■ STATED GOAL
Without the images, write out the whole listing exactly.

■ DATA SECTION
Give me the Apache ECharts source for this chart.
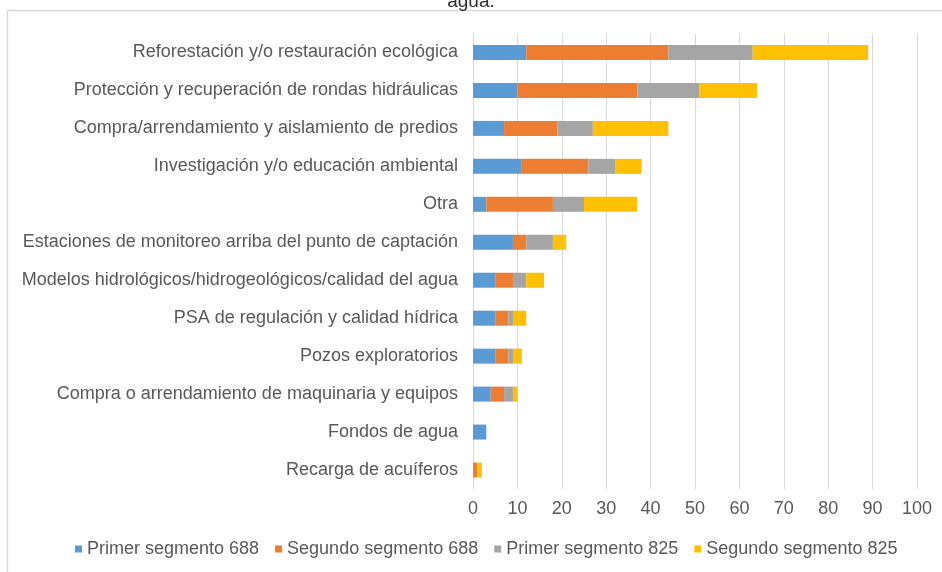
<!DOCTYPE html>
<html>
<head>
<meta charset="utf-8">
<script src="https://cdn.jsdelivr.net/npm/echarts@6/dist/echarts.min.js"></script>
<style>
  html, body { margin: 0; padding: 0; background: #fff; }
  #chart { width: 942px; height: 572px; }
</style>
</head>
<body>
<div id="chart"></div>
<script>
// Actividades (de arriba hacia abajo)
const categories = [
  'Reforestación y/o restauración ecológica',
  'Protección y recuperación de rondas hidráulicas',
  'Compra/arrendamiento y aislamiento de predios',
  'Investigación y/o educación ambiental',
  'Otra',
  'Estaciones de monitoreo arriba del punto de captación',
  'Modelos hidrológicos/hidrogeológicos/calidad del agua',
  'PSA de regulación y calidad hídrica',
  'Pozos exploratorios',
  'Compra o arrendamiento de maquinaria y equipos',
  'Fondos de agua',
  'Recarga de acuíferos'
];

const primer688   = [12, 10, 7, 11, 3, 9, 5, 5, 5, 4, 3, 0];
const segundo688  = [32, 27, 12, 15, 15, 3, 4, 3, 3, 3, 0, 1];
const primer825   = [19, 14, 8, 6, 7, 6, 3, 1, 1, 2, 0, 0];
const segundo825  = [26, 13, 17, 6, 12, 3, 4, 3, 2, 1, 0, 1];

const seriesNames = ['Primer segmento 688', 'Segundo segmento 688', 'Primer segmento 825', 'Segundo segmento 825'];
const seriesData = [primer688, segundo688, primer825, segundo825];
const seriesColors = ['#5B9BD5', '#ED7D31', '#A5A5A5', '#FFC000'];

const xTicks = { min: 0, max: 100, interval: 10 };

const textColor = '#595959';
const fontFamily = '"Liberation Sans", Arial, sans-serif';

const chart = echarts.init(document.getElementById('chart'), null, { renderer: 'canvas' });

chart.setOption({
  backgroundColor: '#ffffff',
  animation: false,
  color: seriesColors,
  textStyle: { fontFamily: fontFamily },
  title: {
    text: 'agua.',
    left: 'center',
    top: -13,
    textStyle: { color: '#303030', fontSize: 19, fontWeight: 'normal', fontFamily: fontFamily }
  },
  graphic: [{
    type: 'polyline',
    shape: { points: [[7.5, 600], [7.5, 10.5], [960, 10.5]] },
    style: { stroke: '#d9d9d9', lineWidth: 1.5, fill: null },
    silent: true
  }],
  grid: { left: 473, right: 25, top: 33.5, height: 455.5, containLabel: false },
  legend: {
    data: seriesNames,
    top: 535,
    left: 70,
    icon: 'rect',
    itemWidth: 7,
    itemHeight: 7,
    itemGap: 16,
    textStyle: { color: textColor, fontSize: 18, fontFamily: fontFamily }
  },
  xAxis: {
    type: 'value',
    min: xTicks.min,
    max: xTicks.max,
    interval: xTicks.interval,
    axisLine: { show: false },
    axisTick: { show: false },
    splitLine: { show: true, lineStyle: { color: '#d9d9d9', width: 1 } },
    axisLabel: { color: textColor, fontSize: 18, margin: 11, fontFamily: fontFamily }
  },
  yAxis: {
    type: 'category',
    data: categories,
    inverse: true,
    axisLine: { show: false },
    axisTick: { show: false },
    splitLine: { show: false },
    axisLabel: { color: textColor, fontSize: 18, margin: 15, fontFamily: fontFamily }
  },
  series: seriesData.map((d, i) => ({
    name: seriesNames[i],
    type: 'bar',
    stack: 'total',
    barWidth: 15,
    data: d,
    itemStyle: { color: seriesColors[i] }
  }))
});
</script>
</body>
</html>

■ TASK ANSWER
Give me the Apache ECharts source for this chart.
<!DOCTYPE html>
<html>
<head>
<meta charset="utf-8">
<script src="https://cdn.jsdelivr.net/npm/echarts@6/dist/echarts.min.js"></script>
<style>
  html, body { margin: 0; padding: 0; background: #fff; }
  #chart { width: 942px; height: 572px; }
</style>
</head>
<body>
<div id="chart"></div>
<script>
// Actividades (de arriba hacia abajo)
const categories = [
  'Reforestación y/o restauración ecológica',
  'Protección y recuperación de rondas hidráulicas',
  'Compra/arrendamiento y aislamiento de predios',
  'Investigación y/o educación ambiental',
  'Otra',
  'Estaciones de monitoreo arriba del punto de captación',
  'Modelos hidrológicos/hidrogeológicos/calidad del agua',
  'PSA de regulación y calidad hídrica',
  'Pozos exploratorios',
  'Compra o arrendamiento de maquinaria y equipos',
  'Fondos de agua',
  'Recarga de acuíferos'
];

const primer688   = [12, 10, 7, 11, 3, 9, 5, 5, 5, 4, 3, 0];
const segundo688  = [32, 27, 12, 15, 15, 3, 4, 3, 3, 3, 0, 1];
const primer825   = [19, 14, 8, 6, 7, 6, 3, 1, 1, 2, 0, 0];
const segundo825  = [26, 13, 17, 6, 12, 3, 4, 3, 2, 1, 0, 1];

const seriesNames = ['Primer segmento 688', 'Segundo segmento 688', 'Primer segmento 825', 'Segundo segmento 825'];
const seriesData = [primer688, segundo688, primer825, segundo825];
const seriesColors = ['#5B9BD5', '#ED7D31', '#A5A5A5', '#FFC000'];

const xTicks = { min: 0, max: 100, interval: 10 };

const textColor = '#595959';
const fontFamily = '"Liberation Sans", Arial, sans-serif';

const chart = echarts.init(document.getElementById('chart'), null, { renderer: 'canvas' });

chart.setOption({
  backgroundColor: '#ffffff',
  animation: false,
  color: seriesColors,
  textStyle: { fontFamily: fontFamily },
  title: {
    text: 'agua.',
    left: 'center',
    top: -13,
    textStyle: { color: '#303030', fontSize: 19, fontWeight: 'normal', fontFamily: fontFamily }
  },
  graphic: [{
    type: 'polyline',
    shape: { points: [[7.5, 600], [7.5, 10.5], [960, 10.5]] },
    style: { stroke: '#d9d9d9', lineWidth: 1.5, fill: null },
    silent: true
  }],
  grid: { left: 473, right: 25, top: 33.5, height: 455.5, containLabel: false },
  legend: {
    data: seriesNames,
    top: 535,
    left: 70,
    icon: 'rect',
    itemWidth: 7,
    itemHeight: 7,
    itemGap: 16,
    textStyle: { color: textColor, fontSize: 18, fontFamily: fontFamily }
  },
  xAxis: {
    type: 'value',
    min: xTicks.min,
    max: xTicks.max,
    interval: xTicks.interval,
    axisLine: { show: false },
    axisTick: { show: false },
    splitLine: { show: true, lineStyle: { color: '#d9d9d9', width: 1 } },
    axisLabel: { color: textColor, fontSize: 18, margin: 11, fontFamily: fontFamily }
  },
  yAxis: {
    type: 'category',
    data: categories,
    inverse: true,
    axisLine: { show: false },
    axisTick: { show: false },
    splitLine: { show: false },
    axisLabel: { color: textColor, fontSize: 18, margin: 15, fontFamily: fontFamily }
  },
  series: seriesData.map((d, i) => ({
    name: seriesNames[i],
    type: 'bar',
    stack: 'total',
    barWidth: 15,
    data: d,
    itemStyle: { color: seriesColors[i] }
  }))
});
</script>
</body>
</html>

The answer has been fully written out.